-------- Dataset extract --------

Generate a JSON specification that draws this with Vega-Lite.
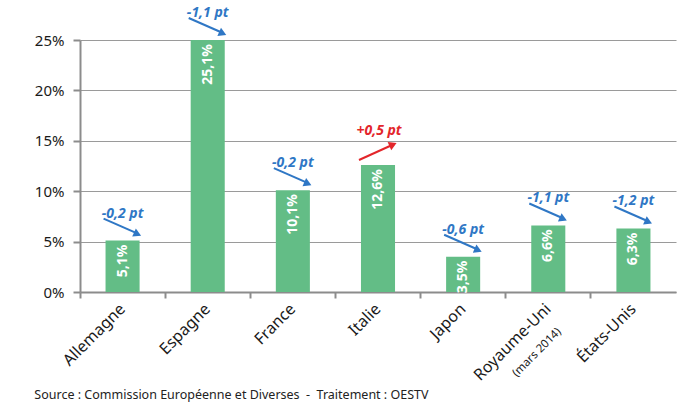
{
  "$schema": "https://vega.github.io/schema/vega-lite/v6.json",
  "width": 596,
  "height": 252,
  "autosize": {"type": "none"},
  "padding": {"left": 80, "top": 40, "right": 20, "bottom": 111},
  "background": "white",
  "config": {"font": "Noto Sans", "view": {"stroke": null}},
  "title": {
    "text": "Source : Commission Européenne et Diverses \u00a0-\u00a0 Traitement : OESTV",
    "orient": "bottom",
    "anchor": "start",
    "frame": "bounds",
    "fontSize": 12.5,
    "fontWeight": "normal",
    "color": "#222222",
    "offset": 6
  },
  "data": {
    "values": [
      {"pays": "Allemagne", "taux": 5.1, "variation": -0.2},
      {"pays": "Espagne", "taux": 25.1, "variation": -1.1},
      {"pays": "France", "taux": 10.1, "variation": -0.2},
      {"pays": "Italie", "taux": 12.6, "variation": 0.5},
      {"pays": "Japon", "taux": 3.5, "variation": -0.6},
      {"pays": "Royaume-Uni", "taux": 6.6, "variation": -1.1},
      {"pays": "États-Unis", "taux": 6.3, "variation": -1.2}
    ]
  },
  "transform": [
    {"calculate": "replace(format(datum.taux, '.1f'), '.', ',') + '%'", "as": "etiquette"},
    {"calculate": "(datum.variation > 0 ? '+' : '-') + replace(format(abs(datum.variation), '.1f'), '.', ',') + ' pt'", "as": "etiquette_variation"}
  ],
  "encoding": {
    "x": {
      "field": "pays",
      "type": "nominal",
      "sort": null,
      "scale": {"paddingInner": 0, "paddingOuter": 0},
      "axis": {
        "title": null,
        "bandPosition": 0,
        "labelOffset": 0,
        "labelAngle": -45,
        "labelAlign": "right",
        "labelBaseline": "middle",
        "labelFontSize": 16,
        "labelColor": "#1a1a1a",
        "labelPadding": 8,
        "domainColor": "#8c8c8c",
        "domainWidth": 2,
        "tickColor": "#8c8c8c",
        "tickWidth": 2,
        "tickSize": 6,
        "grid": false
      }
    },
    "y": {
      "field": "taux",
      "type": "quantitative",
      "scale": {"domain": [0, 25], "nice": false, "clamp": true},
      "axis": {
        "title": null,
        "values": [0, 5, 10, 15, 20, 25],
        "labelExpr": "datum.value + '%'",
        "labelFontSize": 15,
        "labelColor": "#1a1a1a",
        "labelPadding": 9,
        "domainColor": "#8c8c8c",
        "domainWidth": 2,
        "tickColor": "#8c8c8c",
        "tickWidth": 2,
        "tickSize": 7,
        "gridColor": "#9a9a9a",
        "gridWidth": 1.2
      }
    }
  },
  "layer": [
    {"mark": {"type": "bar", "width": {"band": 0.4}, "color": "#63bd86"}},
    {
      "mark": {"type": "text", "angle": 270, "align": "right", "baseline": "middle", "dx": -4, "color": "white", "fontWeight": "bold", "fontSize": 14},
      "encoding": {"text": {"field": "etiquette"}}
    },
    {
      "transform": [{"filter": "datum.variation < 0"}],
      "mark": {"type": "rule", "color": "#2f77c5", "strokeWidth": 2, "xOffset": -19, "x2Offset": 14, "yOffset": -22, "y2Offset": -7.5},
      "encoding": {"x2": {"field": "pays"}, "y2": {"field": "taux"}}
    },
    {
      "transform": [{"filter": "datum.variation < 0"}],
      "mark": {"type": "point", "shape": "triangle-right", "filled": true, "opacity": 1, "size": 80, "angle": 24, "color": "#2f77c5", "xOffset": 15, "yOffset": -6.5},
      "encoding": {}
    },
    {
      "transform": [{"filter": "datum.variation < 0"}],
      "mark": {"type": "text", "dy": -27, "color": "#2f77c5", "fontStyle": "italic", "fontWeight": "bold", "fontSize": 14},
      "encoding": {"text": {"field": "etiquette_variation"}}
    },
    {
      "transform": [{"filter": "datum.variation > 0"}],
      "mark": {"type": "rule", "color": "#e3262b", "strokeWidth": 2, "xOffset": -19, "x2Offset": 13, "yOffset": -5, "y2Offset": -19.5},
      "encoding": {"x2": {"field": "pays"}, "y2": {"field": "taux"}}
    },
    {
      "transform": [{"filter": "datum.variation > 0"}],
      "mark": {"type": "point", "shape": "triangle-right", "filled": true, "opacity": 1, "size": 80, "angle": -24, "color": "#e3262b", "xOffset": 15, "yOffset": -20.5},
      "encoding": {}
    },
    {
      "transform": [{"filter": "datum.variation > 0"}],
      "mark": {"type": "text", "dy": -34, "dx": 1, "color": "#e3262b", "fontStyle": "italic", "fontWeight": "bold", "fontSize": 14},
      "encoding": {"text": {"field": "etiquette_variation"}}
    },
    {
      "transform": [{"filter": "datum.pays == 'Royaume-Uni'"}],
      "mark": {"type": "text", "angle": 315, "align": "right", "baseline": "middle", "dx": -19, "dy": 35, "fontSize": 11.5, "color": "#1a1a1a"},
      "encoding": {"y": {"datum": 0}, "text": {"value": "(mars 2014)"}}
    }
  ]
}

--------

» Aim of the task
Return all of the data exactly as written, and drop the pictures.

» Output
Generate a JSON specification that draws this with Vega-Lite.
{
  "$schema": "https://vega.github.io/schema/vega-lite/v6.json",
  "width": 596,
  "height": 252,
  "autosize": {"type": "none"},
  "padding": {"left": 80, "top": 40, "right": 20, "bottom": 111},
  "background": "white",
  "config": {"font": "Noto Sans", "view": {"stroke": null}},
  "title": {
    "text": "Source : Commission Européenne et Diverses \u00a0-\u00a0 Traitement : OESTV",
    "orient": "bottom",
    "anchor": "start",
    "frame": "bounds",
    "fontSize": 12.5,
    "fontWeight": "normal",
    "color": "#222222",
    "offset": 6
  },
  "data": {
    "values": [
      {"pays": "Allemagne", "taux": 5.1, "variation": -0.2},
      {"pays": "Espagne", "taux": 25.1, "variation": -1.1},
      {"pays": "France", "taux": 10.1, "variation": -0.2},
      {"pays": "Italie", "taux": 12.6, "variation": 0.5},
      {"pays": "Japon", "taux": 3.5, "variation": -0.6},
      {"pays": "Royaume-Uni", "taux": 6.6, "variation": -1.1},
      {"pays": "États-Unis", "taux": 6.3, "variation": -1.2}
    ]
  },
  "transform": [
    {"calculate": "replace(format(datum.taux, '.1f'), '.', ',') + '%'", "as": "etiquette"},
    {"calculate": "(datum.variation > 0 ? '+' : '-') + replace(format(abs(datum.variation), '.1f'), '.', ',') + ' pt'", "as": "etiquette_variation"}
  ],
  "encoding": {
    "x": {
      "field": "pays",
      "type": "nominal",
      "sort": null,
      "scale": {"paddingInner": 0, "paddingOuter": 0},
      "axis": {
        "title": null,
        "bandPosition": 0,
        "labelOffset": 0,
        "labelAngle": -45,
        "labelAlign": "right",
        "labelBaseline": "middle",
        "labelFontSize": 16,
        "labelColor": "#1a1a1a",
        "labelPadding": 8,
        "domainColor": "#8c8c8c",
        "domainWidth": 2,
        "tickColor": "#8c8c8c",
        "tickWidth": 2,
        "tickSize": 6,
        "grid": false
      }
    },
    "y": {
      "field": "taux",
      "type": "quantitative",
      "scale": {"domain": [0, 25], "nice": false, "clamp": true},
      "axis": {
        "title": null,
        "values": [0, 5, 10, 15, 20, 25],
        "labelExpr": "datum.value + '%'",
        "labelFontSize": 15,
        "labelColor": "#1a1a1a",
        "labelPadding": 9,
        "domainColor": "#8c8c8c",
        "domainWidth": 2,
        "tickColor": "#8c8c8c",
        "tickWidth": 2,
        "tickSize": 7,
        "gridColor": "#9a9a9a",
        "gridWidth": 1.2
      }
    }
  },
  "layer": [
    {"mark": {"type": "bar", "width": {"band": 0.4}, "color": "#63bd86"}},
    {
      "mark": {"type": "text", "angle": 270, "align": "right", "baseline": "middle", "dx": -4, "color": "white", "fontWeight": "bold", "fontSize": 14},
      "encoding": {"text": {"field": "etiquette"}}
    },
    {
      "transform": [{"filter": "datum.variation < 0"}],
      "mark": {"type": "rule", "color": "#2f77c5", "strokeWidth": 2, "xOffset": -19, "x2Offset": 14, "yOffset": -22, "y2Offset": -7.5},
      "encoding": {"x2": {"field": "pays"}, "y2": {"field": "taux"}}
    },
    {
      "transform": [{"filter": "datum.variation < 0"}],
      "mark": {"type": "point", "shape": "triangle-right", "filled": true, "opacity": 1, "size": 80, "angle": 24, "color": "#2f77c5", "xOffset": 15, "yOffset": -6.5},
      "encoding": {}
    },
    {
      "transform": [{"filter": "datum.variation < 0"}],
      "mark": {"type": "text", "dy": -27, "color": "#2f77c5", "fontStyle": "italic", "fontWeight": "bold", "fontSize": 14},
      "encoding": {"text": {"field": "etiquette_variation"}}
    },
    {
      "transform": [{"filter": "datum.variation > 0"}],
      "mark": {"type": "rule", "color": "#e3262b", "strokeWidth": 2, "xOffset": -19, "x2Offset": 13, "yOffset": -5, "y2Offset": -19.5},
      "encoding": {"x2": {"field": "pays"}, "y2": {"field": "taux"}}
    },
    {
      "transform": [{"filter": "datum.variation > 0"}],
      "mark": {"type": "point", "shape": "triangle-right", "filled": true, "opacity": 1, "size": 80, "angle": -24, "color": "#e3262b", "xOffset": 15, "yOffset": -20.5},
      "encoding": {}
    },
    {
      "transform": [{"filter": "datum.variation > 0"}],
      "mark": {"type": "text", "dy": -34, "dx": 1, "color": "#e3262b", "fontStyle": "italic", "fontWeight": "bold", "fontSize": 14},
      "encoding": {"text": {"field": "etiquette_variation"}}
    },
    {
      "transform": [{"filter": "datum.pays == 'Royaume-Uni'"}],
      "mark": {"type": "text", "angle": 315, "align": "right", "baseline": "middle", "dx": -19, "dy": 35, "fontSize": 11.5, "color": "#1a1a1a"},
      "encoding": {"y": {"datum": 0}, "text": {"value": "(mars 2014)"}}
    }
  ]
}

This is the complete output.